The ordinary day that changed us
For the AARP crowd one question awaits an answer this weekend. Where were you that day, 50 years ago, when President John F. Kennedy was shot?
For most people my age the school day dictated our location. I sat in a sixth grade classroom in upstate New York preparing for the class’s monthly birthday party. We had moved the desks around in a circle to make a party atmosphere in the class taught by Mrs. McMindes – a warm, motherly woman. In that country school with all 12 grades on one campus, the bank of windows on the south side of the room gave us a wide view of the world outside, but showed us little of its harsh realities.
For us, it was just another day at Jasper Central in a classroom overflowing with children from the Baby Boomer generation. The ordinary day came to a shocked halt when Principal George Johnson turned on the speaker and interrupted our afternoon fun to announce that the president had been shot in Dallas.
The president shot?
Impossible.
But true.
The principal announced school would be dismissed early.

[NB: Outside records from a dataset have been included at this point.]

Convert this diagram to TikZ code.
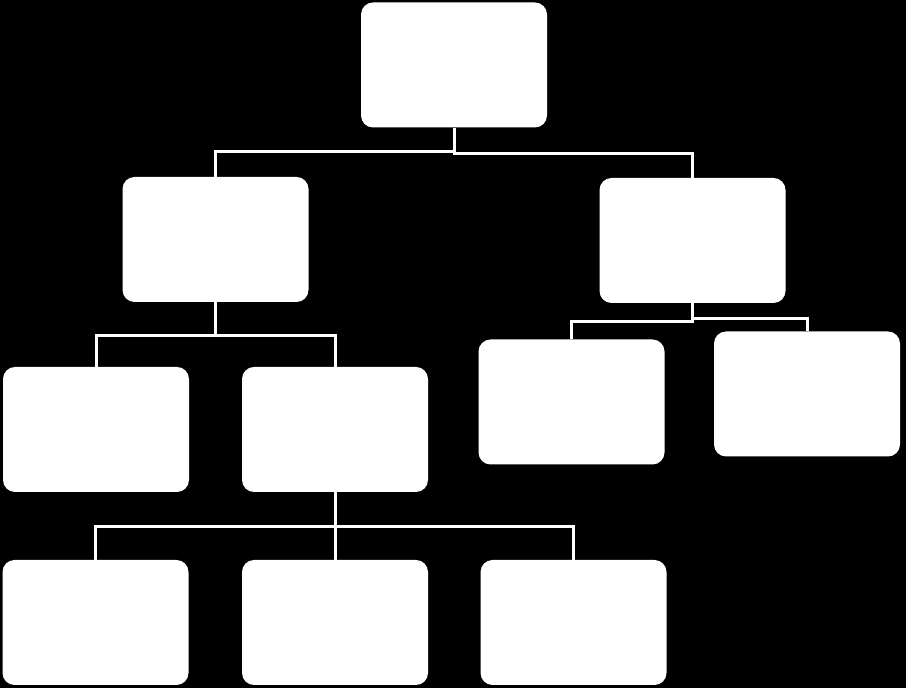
\documentclass[tikz,border=0pt]{standalone}
\begin{document}
\begin{tikzpicture}[x=1pt,y=1pt,
  box/.style={draw=none,fill=white,rounded corners=12pt,minimum width=186pt,minimum height=125pt,inner sep=0pt},
  conn/.style={draw=white,line width=3pt}]
\fill[black] (0,0) rectangle (906,688);
\useasboundingbox (0,0) rectangle (906,688);
\node[box] (root) at (454,623) {};
\node[box] (l1a) at (215.5,448.5) {};
\node[box] (l1b) at (692.5,447.5) {};
\node[box] (l2a) at (96,258.5) {};
\node[box] (l2b) at (335,258.5) {};
\node[box] (r2a) at (571.5,286) {};
\node[box] (r2b) at (807,294) {};
\node[box] (l3a) at (95.5,65.5) {};
\node[box] (l3b) at (335,65.5) {};
\node[box] (l3c) at (573.5,65.5) {};
\draw[conn] (root.south) -- ++(0,-24) -| (l1a.north);
\draw[conn] (root.south) -- ++(0,-26) -| (l1b.north);
\draw[conn] (l1a.south) -- ++(0,-33) -| (l2a.north);
\draw[conn] (l1a.south) -- ++(0,-33) -| (l2b.north);
\draw[conn] (l1b.south) -- ++(0,-18) -| (r2a.north);
\draw[conn] (l1b.south) -- ++(0,-15) -| (r2b.north);
\draw[conn] (l2b.south) -- ++(0,-34) -| (l3a.north);
\draw[conn] (l2b.south) -- (l3b.north);
\draw[conn] (l2b.south) -- ++(0,-34) -| (l3c.north);
\end{tikzpicture}
\end{document}
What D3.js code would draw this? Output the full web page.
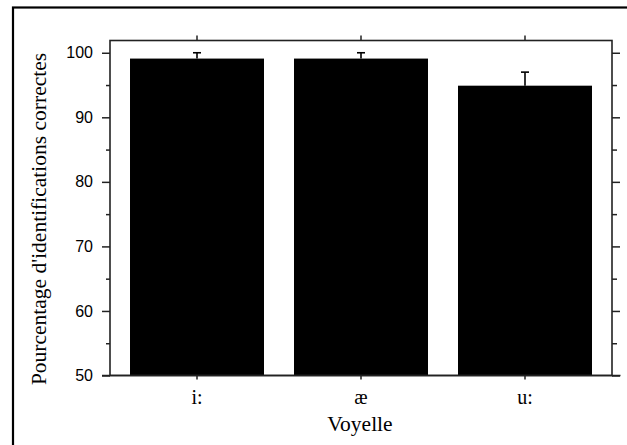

We absorbed the information then turned back to our party. We were kids, many years away from focusing on headline news. Only Melody Bliss, the solitary child of the school’s music teacher, lost interest in the party. She adored the Kennedy family. She had filled scrapbooks with news clippings and pictures of Jack and Jacqueline Kennedy and their children.
As we turned to our cake, she protested loudly, “It is like we are celebrating his being shot.”
Properly subdued, we quietly ate our treat, gathered up our papers and boarded the bus to go home.
The bus left us in the middle of the family dairy farm. We tumbled off the bus and saw our father walking up from the barn.
“Why are you home so early?” he called up the path.
“President Kennedy was shot.”
He stopped and stared at us.
We ran to tell him what we knew of the astounding news.
Because my parents thought we had too much to do to have a television in the home, we heard the follow-up news on the radio.
To watch the earth-shattering news, we went to visit our grandparents. For that historic moment, even my mother left her usual chat at the kitchen table to watch the television in the living room. When President Franklin D. Roosevelt died in office, she was a young teenager, but an assassination was so different. Mom shook her head at the pictures of Jacqueline Kennedy still wearing the blood-spattered suit on the plane as Johnson took the oath of office.
“Someone should have taken her to change,” my mother said.
Someone had, but only later did we learn that remaining in that suit was a deliberate decision by Jacqueline Kennedy. “I want them to see what they’ve done,” she said.
School was canceled Monday so we could watch the funeral.
Seated on the couches and chairs around our grandmother’s television set, we joined the hushed crowds lining the streets in Washington D.C. paying their respects.
We listened to the clip-clop of horses’ hooves and the tap of drums. We caught a glimpse of Mrs. Kennedy with her children as the casket approached them.
“Look,” my mom said, pointing at the widow and her children. We saw the little boy in the short coat raise his hand to salute his father’s passing casket.
That image of the little boy in his pale blue coat standing at attention made the cover of magazines across the nation. To this day it summarizes what the country lost that day: the fallen leader of a nation and a family and a three-year-old son who never had a chance to know his father.
As the adults and we older children watched the tragedy unfold, my youngest sister and brother lost interest and went outside to play. In a house just a couple of blocks from our school, we experienced that sad chapter in our nation’s history. We watched the slow march of the funeral cortege with its flanks of military men, the white horses and the solitary horse without a rider.
And then it ended. We returned to school with the flag still flying at half-mast – the first time I ever saw that. Life returned to normal, except it didn’t. Through the turbulent 60s, headlines screamed the unrest of the nation that included two more assassinations.
As baby boomers we were the last to have a president die in office from an assassin’s bullet. May that never change.